Let’s set something straight. We are all searching for our counterparts. For someone to love and to love us in return. Someone to share our lifes with. That one person who will be loyal and stay all the way to the end. And as it is with love, the right partner is not easy to find. The world is a big space with so many people to meet and in this chaos we also tend to make a few wrong picks. Got that.

I also understand that after a while some people can get a little desperate. But to find love, it needs one thing to understand: The goal ain’t just to find someone to love or to be attracted to. It needs the chosen one to return these feelings, that’s what makes a relationship.

Nowadays it’s happening way too often that a person claims another one simply out of their attraction towards them. They find this someone who meets all of their expectations, someone who appears almost magic after all of this time of searching and they just claim this person to be their one.

This is so wrong! And it is dangerous honestly! Emotions are a strong force people and once we give ourselves up in them, we let them take control over everything.

So when you find someone to be attracted to, make sure they feel the same thing in return. Because if they don’t do and you simply won’t accept their lack of interest as an ultimate thing, you start travelling on dangerous fields.

I cannot share my experience from the position of someone who loved this sort of way, but I can unfortunatly tell a lot about being the subject of this kind of obsession.

As I learned, this sort of people tend to misinterpret whatever kind of signals. Actually they depend everything on identifying such nonextisting acts of declared interest and start building their expectations and hopes based on them. The problem with this is: all of this shit can happen while you as the chosen subject of desire do not get to recognize a thing. This all happens out of your recognition.

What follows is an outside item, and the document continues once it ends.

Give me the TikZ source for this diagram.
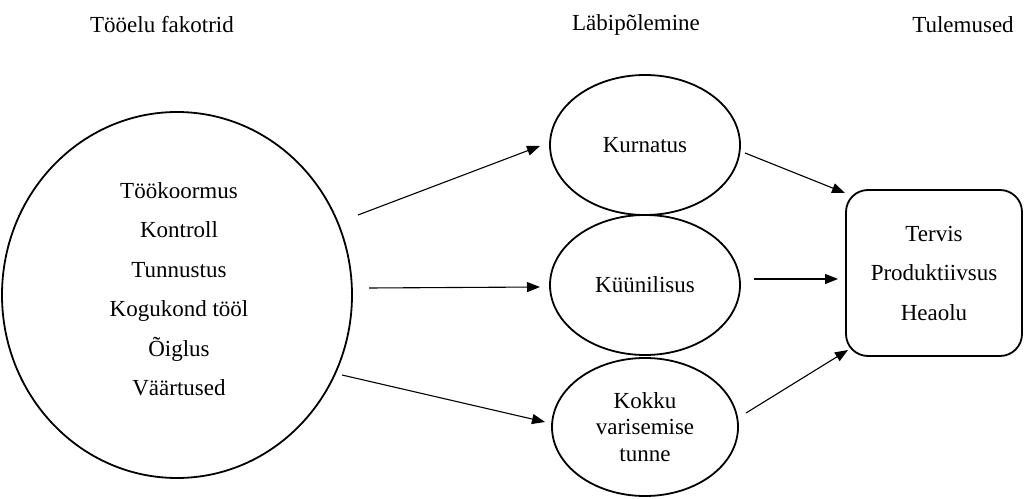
\documentclass[tikz,border=0pt]{standalone}
\usepackage{fontspec}
\setmainfont{Liberation Serif}
\usetikzlibrary{shapes.geometric,arrows.meta}
\begin{document}
\begin{tikzpicture}[x=1pt,y=1pt,
  txt/.style={font=\fontsize{23}{39.5}\selectfont, align=center, inner sep=0pt},
  oval/.style={ellipse, draw, line width=1.8pt, inner sep=0pt},
  outbox/.style={draw, line width=1.8pt, rounded corners=22pt, inner sep=0pt},
  arr/.style={line width=1.1pt, -{Triangle[length=13pt,width=10pt]}}]
\useasboundingbox (0,0) rectangle (1024,498);
% headings
\node[txt] (h1) at (162,473) {Tööelu fakotrid};
\node[txt] (h2) at (636,473) {Läbipõlemine};
\node[txt] (h3) at (963,473) {Tulemused};
% factors
\node[oval, minimum width=350pt, minimum height=366pt] (factors) at (177,203) {};
\node[txt] (factorlist) at (179,209) {Töökoormus\\Kontroll\\Tunnustus\\Kogukond tööl\\Õiglus\\Väärtused};
% burnout
\node[oval, minimum width=190pt, minimum height=140pt, txt] (kurn) at (645,353) {Kurnatus};
\node[oval, minimum width=190pt, minimum height=140pt, txt] (kuun) at (645,213) {Küünilisus};
\node[oval, minimum width=186pt, minimum height=138pt, txt, font=\fontsize{23}{26.5}\selectfont] (kokku) at (645,71) {Kokku\\varisemise\\tunne};
% outcomes
\node[outbox, minimum width=176pt, minimum height=166pt, txt] (out) at (934,225) {Tervis\\Produktiivsus\\Heaolu};
% connector ends
\coordinate (a1s) at (358,283); \coordinate (a1e) at (540,352);
\coordinate (a2s) at (369,210); \coordinate (a2e) at (540,211);
\coordinate (a3s) at (342,123); \coordinate (a3e) at (545,76);
\coordinate (a4s) at (745,345); \coordinate (a4e) at (845,305);
\coordinate (a5s) at (754,219); \coordinate (a5e) at (838,219);
\coordinate (a6s) at (746,85);  \coordinate (a6e) at (848,148);
\draw[arr] (a1s) -- (a1e);
\draw[arr] (a2s) -- (a2e);
\draw[arr] (a3s) -- (a3e);
\draw[arr] (a4s) -- (a4e);
\draw[arr] (a5s) -- (a5e);
\draw[arr] (a6s) -- (a6e);
\end{tikzpicture}
\end{document}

Just at some point you find yourself fighting with someone who is not really that important a part of your life, acting as if they are of way greater importance. So out of a sudden, you may find yourself explaining to a colleague at work, how come you spent your day off with someone you are currently dating, while at the same time they try to convince you about what a bad pick you made. Or you got this great colleague who’s always right at your side to help you with everything, but then sometimes that guy has such a change of mood, you feel like you have done something to offend him without knowing any reason.

That kind is always close to compliment you. They observe all of your acts and keep praising your awesome decisions. Almost like satellites they stay in your orbit, to take care of and protect you. You get used to them, even start depending on them in certain situations and just when you start to feel like they have grown a bit too attached to you – it’s already too late.

What you have missed is everything they have sacrificed to fit into this position. They studied all of your habits and adapted to your scheme to become your right hand. They gave up parts of theirselves to fit your needs as they have concluded. Maybe they gave up drinking their regular beer after work because they recognized you do not like the smell which is coming from them. Might be they started reading related literature to answer your competence. Or they started to work out to suit your appearance. Whatever actually – it might have never been of your concearn, still this is what they have done to get closer to you.

The problem is: After all of this time of fascination and silent growth of admiration, they have become obsessed thinking they are the only one worthy of the treasure and they earned the claim of you as only.

In this state they have already built an irrational construct which is indestructable in their means of reason. You belong to them and if you don’t act in this manner you become the traitor. They be jealous of everyone catching your attention and become completely irrational in interpreting any kind of your interactions towards third parties.

The fact that all of this time you have a real partner at home is easily being ignored, because whatever outside of work is nonexisting. This relationship is irrelevant as long as they do not have to be confronted with this real opponent, so even if you keep reminding them it doesn’t matter. They focus on every enemy in the field – which in this case are other males at your workplace.

If you backup and ask them for distance they will try to find the reason. No matter what you say it will not occur to them that it’s them, but it has to be someone else who has claimed a right in you and thus needs to be identified and eliminated.

That’s when it gets dangerous. Because now they will observe you from the distance and hidden places and everyone you be interacting with might become the target of their vengeance. Or they will even try to destroy your reputation to get you out of focus of other possible admirers.

That’s how come many victims of this sort of admiration hesitate to make a move against these obsessors, because they fear the resulting consequences.

Unfortunatly there is often no resolution but to consult the responsible supervisor and have that person transfered or even dismissed. And if this is not making an end to that admirers obsession, court can help with a restraining order.

No one can be pushed into attraction and it is just impossible to make someone love you, who does not in first place. No matter how perfect they may meet your own expectations. This kind of admiration is ugly and useless. All it does is cause destruction of your own self and of the other. So make sure to not imagine things all too quickly and most of all, do not get lost in this circle as described above. There is someone for all of us and when you meet the right one, he will make sure to let you know his intentions are mutual.